----- Data to use
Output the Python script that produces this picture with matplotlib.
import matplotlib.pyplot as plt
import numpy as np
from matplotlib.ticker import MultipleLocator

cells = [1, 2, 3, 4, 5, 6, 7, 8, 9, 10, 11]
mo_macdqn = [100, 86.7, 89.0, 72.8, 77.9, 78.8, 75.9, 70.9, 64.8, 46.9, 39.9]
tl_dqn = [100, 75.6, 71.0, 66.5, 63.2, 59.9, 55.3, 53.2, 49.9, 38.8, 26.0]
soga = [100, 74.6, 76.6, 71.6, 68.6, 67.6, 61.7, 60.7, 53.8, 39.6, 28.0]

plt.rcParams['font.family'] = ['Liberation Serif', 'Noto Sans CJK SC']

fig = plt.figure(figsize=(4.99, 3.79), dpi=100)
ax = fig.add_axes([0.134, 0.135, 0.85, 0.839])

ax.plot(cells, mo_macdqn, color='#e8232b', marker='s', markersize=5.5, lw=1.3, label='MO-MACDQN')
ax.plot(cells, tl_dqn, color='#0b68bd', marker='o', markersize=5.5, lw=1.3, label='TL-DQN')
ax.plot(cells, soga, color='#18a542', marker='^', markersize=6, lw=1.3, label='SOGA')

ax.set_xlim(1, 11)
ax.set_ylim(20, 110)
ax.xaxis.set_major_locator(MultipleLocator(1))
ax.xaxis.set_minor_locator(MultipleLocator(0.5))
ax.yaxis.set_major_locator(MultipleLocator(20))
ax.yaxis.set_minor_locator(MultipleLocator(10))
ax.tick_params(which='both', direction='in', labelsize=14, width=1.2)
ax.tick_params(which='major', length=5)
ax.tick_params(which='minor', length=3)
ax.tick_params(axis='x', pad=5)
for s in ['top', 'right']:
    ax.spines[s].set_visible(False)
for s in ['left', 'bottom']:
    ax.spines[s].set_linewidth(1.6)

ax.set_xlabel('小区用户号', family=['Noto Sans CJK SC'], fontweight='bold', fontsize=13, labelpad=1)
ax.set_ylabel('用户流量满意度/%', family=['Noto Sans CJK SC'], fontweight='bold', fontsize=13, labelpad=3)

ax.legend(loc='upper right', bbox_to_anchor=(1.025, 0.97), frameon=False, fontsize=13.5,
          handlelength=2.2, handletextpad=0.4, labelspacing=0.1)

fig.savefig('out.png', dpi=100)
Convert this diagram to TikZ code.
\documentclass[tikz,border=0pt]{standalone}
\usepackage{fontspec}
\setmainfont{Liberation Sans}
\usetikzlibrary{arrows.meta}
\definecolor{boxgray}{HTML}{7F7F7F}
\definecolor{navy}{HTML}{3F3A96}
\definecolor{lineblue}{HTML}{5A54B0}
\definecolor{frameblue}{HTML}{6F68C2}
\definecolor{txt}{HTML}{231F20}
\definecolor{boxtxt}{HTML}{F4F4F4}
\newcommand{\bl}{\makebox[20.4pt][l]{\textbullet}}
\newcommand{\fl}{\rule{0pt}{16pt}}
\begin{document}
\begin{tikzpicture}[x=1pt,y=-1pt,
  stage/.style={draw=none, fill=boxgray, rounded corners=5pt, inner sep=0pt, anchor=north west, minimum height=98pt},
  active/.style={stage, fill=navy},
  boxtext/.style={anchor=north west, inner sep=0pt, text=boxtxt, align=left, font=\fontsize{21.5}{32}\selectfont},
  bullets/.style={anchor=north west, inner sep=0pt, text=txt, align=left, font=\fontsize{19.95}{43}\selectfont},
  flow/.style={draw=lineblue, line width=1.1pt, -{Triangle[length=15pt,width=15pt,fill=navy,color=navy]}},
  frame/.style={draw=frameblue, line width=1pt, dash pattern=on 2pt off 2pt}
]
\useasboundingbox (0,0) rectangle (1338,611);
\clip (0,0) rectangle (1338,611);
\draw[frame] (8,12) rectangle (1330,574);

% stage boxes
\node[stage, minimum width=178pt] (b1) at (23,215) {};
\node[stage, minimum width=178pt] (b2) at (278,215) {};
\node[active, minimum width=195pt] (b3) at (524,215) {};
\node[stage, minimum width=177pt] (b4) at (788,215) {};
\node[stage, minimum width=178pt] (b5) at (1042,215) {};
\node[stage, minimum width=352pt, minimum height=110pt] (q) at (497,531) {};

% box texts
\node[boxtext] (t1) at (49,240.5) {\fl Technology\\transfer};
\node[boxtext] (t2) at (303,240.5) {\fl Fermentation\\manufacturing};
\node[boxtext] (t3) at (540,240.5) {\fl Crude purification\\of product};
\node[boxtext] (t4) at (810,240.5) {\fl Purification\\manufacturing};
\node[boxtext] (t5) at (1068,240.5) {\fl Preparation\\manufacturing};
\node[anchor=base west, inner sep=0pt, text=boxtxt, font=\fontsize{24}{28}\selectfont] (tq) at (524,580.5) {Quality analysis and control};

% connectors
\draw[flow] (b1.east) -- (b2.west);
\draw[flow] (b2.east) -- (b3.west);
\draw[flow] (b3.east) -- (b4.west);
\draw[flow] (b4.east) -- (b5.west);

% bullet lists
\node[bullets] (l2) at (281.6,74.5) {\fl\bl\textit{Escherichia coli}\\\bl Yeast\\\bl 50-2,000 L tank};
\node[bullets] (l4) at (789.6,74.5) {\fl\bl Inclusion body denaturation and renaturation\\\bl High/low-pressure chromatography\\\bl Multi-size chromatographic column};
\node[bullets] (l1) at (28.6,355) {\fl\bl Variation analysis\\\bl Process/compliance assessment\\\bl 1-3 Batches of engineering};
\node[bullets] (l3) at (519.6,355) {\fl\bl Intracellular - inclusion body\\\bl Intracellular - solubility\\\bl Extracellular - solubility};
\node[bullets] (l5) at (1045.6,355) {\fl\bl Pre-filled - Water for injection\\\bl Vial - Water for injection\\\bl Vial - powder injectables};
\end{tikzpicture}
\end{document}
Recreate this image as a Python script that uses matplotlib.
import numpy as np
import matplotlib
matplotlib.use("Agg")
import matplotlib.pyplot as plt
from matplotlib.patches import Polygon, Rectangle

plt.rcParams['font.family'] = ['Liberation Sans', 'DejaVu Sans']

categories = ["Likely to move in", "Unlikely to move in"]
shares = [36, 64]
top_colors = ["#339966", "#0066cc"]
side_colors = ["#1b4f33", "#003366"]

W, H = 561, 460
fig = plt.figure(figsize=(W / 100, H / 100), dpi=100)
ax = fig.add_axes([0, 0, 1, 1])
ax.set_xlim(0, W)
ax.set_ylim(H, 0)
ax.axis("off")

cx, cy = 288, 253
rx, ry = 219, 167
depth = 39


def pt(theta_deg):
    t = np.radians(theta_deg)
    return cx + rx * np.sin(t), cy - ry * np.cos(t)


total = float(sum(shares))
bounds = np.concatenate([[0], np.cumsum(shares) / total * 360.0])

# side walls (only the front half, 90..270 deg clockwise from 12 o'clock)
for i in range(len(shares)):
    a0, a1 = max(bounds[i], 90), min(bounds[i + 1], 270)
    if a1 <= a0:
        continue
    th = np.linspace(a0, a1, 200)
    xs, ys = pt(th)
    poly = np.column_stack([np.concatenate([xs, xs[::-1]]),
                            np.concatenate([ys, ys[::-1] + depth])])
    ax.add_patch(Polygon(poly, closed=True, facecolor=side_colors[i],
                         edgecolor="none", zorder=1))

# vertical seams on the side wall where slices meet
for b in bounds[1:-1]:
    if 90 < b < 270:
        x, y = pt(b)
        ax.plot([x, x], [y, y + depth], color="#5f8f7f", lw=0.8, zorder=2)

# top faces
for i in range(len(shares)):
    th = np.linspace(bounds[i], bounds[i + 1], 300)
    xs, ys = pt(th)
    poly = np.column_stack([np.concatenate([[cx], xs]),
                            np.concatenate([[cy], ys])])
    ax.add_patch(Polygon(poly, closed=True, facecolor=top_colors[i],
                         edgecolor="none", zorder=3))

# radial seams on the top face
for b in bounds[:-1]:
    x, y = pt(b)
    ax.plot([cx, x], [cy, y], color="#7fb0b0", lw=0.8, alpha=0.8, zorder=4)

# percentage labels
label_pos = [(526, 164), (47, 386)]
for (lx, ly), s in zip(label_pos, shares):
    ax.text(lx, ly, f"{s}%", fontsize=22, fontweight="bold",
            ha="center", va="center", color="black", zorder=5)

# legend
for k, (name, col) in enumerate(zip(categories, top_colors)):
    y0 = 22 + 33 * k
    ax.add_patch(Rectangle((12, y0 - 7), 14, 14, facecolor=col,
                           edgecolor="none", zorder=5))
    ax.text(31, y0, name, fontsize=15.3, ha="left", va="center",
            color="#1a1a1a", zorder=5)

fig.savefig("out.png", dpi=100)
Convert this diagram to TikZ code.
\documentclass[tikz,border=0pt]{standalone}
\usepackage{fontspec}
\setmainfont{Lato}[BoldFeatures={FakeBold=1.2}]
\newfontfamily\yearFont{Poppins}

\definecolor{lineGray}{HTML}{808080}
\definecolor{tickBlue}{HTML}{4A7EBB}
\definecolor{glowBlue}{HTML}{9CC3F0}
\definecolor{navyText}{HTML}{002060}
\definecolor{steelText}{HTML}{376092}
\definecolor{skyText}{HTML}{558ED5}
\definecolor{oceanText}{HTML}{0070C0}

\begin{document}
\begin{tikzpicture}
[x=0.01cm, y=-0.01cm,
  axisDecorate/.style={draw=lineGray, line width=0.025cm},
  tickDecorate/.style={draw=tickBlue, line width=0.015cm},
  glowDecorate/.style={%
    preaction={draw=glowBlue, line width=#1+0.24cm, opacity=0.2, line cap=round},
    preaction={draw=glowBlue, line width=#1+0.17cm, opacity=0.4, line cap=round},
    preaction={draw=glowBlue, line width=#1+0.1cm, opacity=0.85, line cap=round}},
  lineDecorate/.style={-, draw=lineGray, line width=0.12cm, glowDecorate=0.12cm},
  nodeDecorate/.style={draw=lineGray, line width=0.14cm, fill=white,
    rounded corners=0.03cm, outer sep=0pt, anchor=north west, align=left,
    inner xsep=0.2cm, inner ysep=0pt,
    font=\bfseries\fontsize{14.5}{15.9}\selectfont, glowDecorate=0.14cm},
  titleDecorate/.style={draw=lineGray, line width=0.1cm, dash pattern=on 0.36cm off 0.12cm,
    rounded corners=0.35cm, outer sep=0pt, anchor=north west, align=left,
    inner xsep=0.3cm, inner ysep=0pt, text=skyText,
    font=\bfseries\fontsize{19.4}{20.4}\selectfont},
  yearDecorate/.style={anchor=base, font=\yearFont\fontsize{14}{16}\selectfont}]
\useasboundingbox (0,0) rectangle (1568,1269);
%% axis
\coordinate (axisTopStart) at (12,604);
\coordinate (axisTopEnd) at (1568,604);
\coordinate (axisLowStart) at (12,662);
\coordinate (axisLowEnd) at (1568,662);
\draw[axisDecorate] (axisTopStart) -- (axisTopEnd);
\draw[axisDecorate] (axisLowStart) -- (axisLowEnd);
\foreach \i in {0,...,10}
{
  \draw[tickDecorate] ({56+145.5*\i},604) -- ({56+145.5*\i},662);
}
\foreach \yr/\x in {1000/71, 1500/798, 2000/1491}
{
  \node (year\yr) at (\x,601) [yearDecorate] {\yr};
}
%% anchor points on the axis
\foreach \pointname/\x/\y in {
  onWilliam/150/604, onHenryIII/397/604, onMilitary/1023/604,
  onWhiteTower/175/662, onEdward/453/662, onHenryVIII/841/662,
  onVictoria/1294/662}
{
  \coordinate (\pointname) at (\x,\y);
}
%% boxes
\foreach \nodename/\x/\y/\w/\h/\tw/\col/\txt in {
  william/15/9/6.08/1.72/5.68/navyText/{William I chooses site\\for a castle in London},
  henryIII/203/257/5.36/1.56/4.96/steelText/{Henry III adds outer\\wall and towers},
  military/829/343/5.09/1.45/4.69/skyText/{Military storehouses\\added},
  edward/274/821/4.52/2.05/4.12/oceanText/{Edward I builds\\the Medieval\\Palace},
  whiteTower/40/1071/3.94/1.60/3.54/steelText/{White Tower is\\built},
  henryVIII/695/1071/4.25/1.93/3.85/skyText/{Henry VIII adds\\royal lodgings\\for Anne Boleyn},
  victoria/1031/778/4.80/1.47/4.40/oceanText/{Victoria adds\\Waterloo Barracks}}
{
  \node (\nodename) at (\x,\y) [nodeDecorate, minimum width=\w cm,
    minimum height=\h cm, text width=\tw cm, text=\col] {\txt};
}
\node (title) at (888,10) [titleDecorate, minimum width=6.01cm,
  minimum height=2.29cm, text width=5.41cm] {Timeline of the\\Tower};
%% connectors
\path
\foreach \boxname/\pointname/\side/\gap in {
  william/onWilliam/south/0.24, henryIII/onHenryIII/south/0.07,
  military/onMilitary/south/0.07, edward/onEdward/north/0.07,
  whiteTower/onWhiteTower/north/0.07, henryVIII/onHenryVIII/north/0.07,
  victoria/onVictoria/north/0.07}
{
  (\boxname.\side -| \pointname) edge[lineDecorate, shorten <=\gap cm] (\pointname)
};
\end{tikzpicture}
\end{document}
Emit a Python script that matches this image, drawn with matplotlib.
----------
Stated problem
Copy out every line of the listing that contains the string "image".

Result for this exercise
Recreate this image as a Python script that uses matplotlib.
Emit a Python script that matches this image, drawn with matplotlib.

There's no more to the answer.